As for the letters Sutherland passed to Holmes, the really striking thing is that all of Angel's are typed – even the signatures. Watson has no idea why this matters, but Holmes says it's the key final clue to the case.
Holmes writes a letter to an office in London and another to Sutherland's stepfather, asking him to come to Baker Street at 6pm the next evening,
Then Watson heads back to his medical practice to do the job he's actually getting paid for.
Watson comes back to the apartment the next evening and finds Holmes snoozing, surrounded by tubes of chemicals: he's obviously been doing experiments all afternoon.
Watson asks if Holmes has solved the mystery; Holmes thinks Watson's talking about some kind of salt that he's been working on. Sutherland's case (unlike the salt) is totally obvious, says Holmes – the only thing that's really a shame about it is that there's no law on the books to punish the person who's broken Sutherland's heart.
They hear a footstep from the front hall, and in comes Windibank, Sutherland's stepdad. He's a man of about thirty, with piercing eyes.
Holmes presents Windibank with a typewritten note Windibank had sent in reply to Holmes's own letter, agreeing to come to Baker Street at 6pm that evening.
Windibank apologizes to Holmes. He says Sutherland is hard to control, and she should never have bothered Holmes with a private matter like Hosmer Angel's disappearance, which Holmes has no chance of solving.
Holmes replies, uh, no, I know exactly where Hosmer Angel is. I've got a sample of a typewritten letter from "Angel" – and I have a similarly typewritten note from you. They are definitely from the same typewriter!
Windibank – now exposed as "Angel" – protests that what he's done isn't illegal.
Holmes is like, yeah, well, it's still mean: he's totally messed up his stepdaughter's life.
What Windibank has done is this:
He married a woman much older than himself (Sutherland's mother) to get at the mother's money. He also has free access to Sutherland's income as long as she lives in her mother's home.
Windibank knew that Sutherland (who's warm-hearted and also rich) would probably marry soon – which would mean her stepfather would lose access to her hundred pounds a year.
So, in cooperation with Sutherland's own mother (that's the worst part, in our minds) Windibank pretends to go to France so that he can disguise himself as "Mr. Hosmer Angel" and attend the gasfitters' ball.
Windibank (again, her stepfather – ick) pursues Sutherland and proposes to her, with the intention of making her so in love with him, and so confused about Angel's fate when he disappears, that she won't be able to look at another guy for years to come.

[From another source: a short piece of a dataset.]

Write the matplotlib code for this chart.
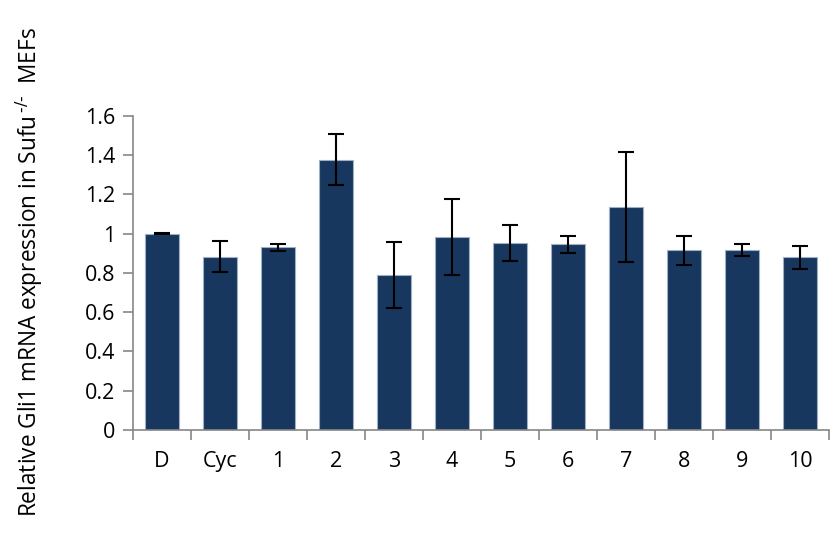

Holmes is so angry at Windibank's bad treatment of Sutherland – since there's no law to punish him with – that he threatens to beat the guy with his whip (which has been just lying around in his living room, we guess? What exactly has Holmes been getting up to?).
Windibank runs out the door and down the street ASAP.
Holmes laughs and says to Watson that someone as bad as Windibank will end up getting hanged for some terrible crime at some point. (So there'll be karmic justice for Sutherland, at least.)
He explains to Watson that he knew Angel and Windibank were the same guy because they were never in the same place at the same time, and Angel was so obviously disguised – sunglasses on all the time? Walks only at night? Totally obvious! So Holmes just had to figure out who would have a motive to keep Sutherland single, and he came up with her own parents.
That letter he sent to an office in London? That was to Windibank's office, in which he asked them if the description of Hosmer Angel that Mary Sutherland gave Holmes matched Mr. Windibank's appearance. They answered that, yes, it certainly sounds like Windibank. So that's independent proof that they're the same guy.
Watson asks what Holmes will tell Sutherland, and Holmes says – oh, nothing! She wouldn't want to believe him, anyway, and would be angry at Holmes for stealing away the illusion of her beloved. So that's that – nothing to be done.